I use AL for backing tracks and changing scenes on AFX in one song via MIDI. The scenes have the same sound but different sequencer patterns.

So far I haven't had any issues with that.

If I needed a looper though, I would probably use the one in AL. But I'm sure it's possible to use the AFX looper, too. I would suggest though to start and stop this looper by explicit MIDI instructions rather than relying on MIDI clock.
 
The problem is not that "the MIDI Clock signal might be bad" or so. The problem is that the slaving device can't look into the future so when those small deviations in the master device happen the slave is already "behind" or "early" and starts to correct. But the poor sucker can't figure out when to stop catching up until it is passing the corresponding tempo and then it is immediately "wrong" again but at the other side of the correct tempo :) So what is constantly going on in a MIDI Clock sync setup is the slave devices desperately trying to catch up. The "sync issue" is part of the protocol, so to say.
 
Unbelievably, the AXE does NOT pass THRU MIDI clock, so it must be at the end of the chain or use a splitter.
 
what kind of splitter would i need to send the Axe Midi clock from my interface, and also send midi clock to some pedals at my pedalboard?

Seems it makes the most sense to use Ableton as a looper, or try to sync the Pigtronix Infinity...though I think the looper sounds better when it comes after the amp/cab on the axe rather than running into the front input....I could try an FXL block and put the pigtronix in there, though it would probably be easier to just use a software looper whether Axe or Ableton.
 
what kind of splitter would i need to send the Axe Midi clock from my interface, and also send midi clock to some pedals at my pedalboard?

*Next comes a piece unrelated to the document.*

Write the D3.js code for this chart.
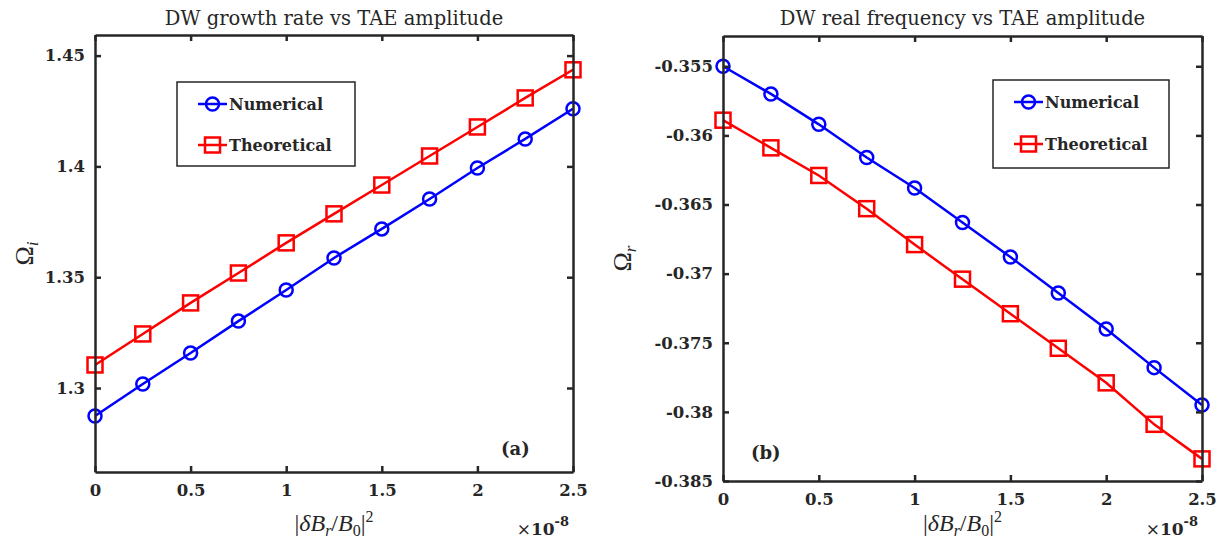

Seems it makes the most sense to use Ableton as a looper, or try to sync the Pigtronix Infinity...though I think the looper sounds better when it comes after the amp/cab on the axe rather than running into the front input....I could try an FXL block and put the pigtronix in there, though it would probably be easier to just use a software looper whether Axe or Ableton.

I've tried extensively to sync the axe to a DAW using midi clock and was never really happy with the results. I've had the most success with setting the tempos the same and using the looper unsynced. It sounds crazy, but it's worked for me. The quantize function has been a lifesaver for me. I used to run a boss rc50 (controlling click/loop) in the fxloop, but it sounds so much better without it. We now run the click/tracks from a roland spd-sx.

Things can get funky when trying to stop and restart loops or use reverse/halftime since those pedal functions aren't quantized. If anyone has a work around for those, I'd love to hear them.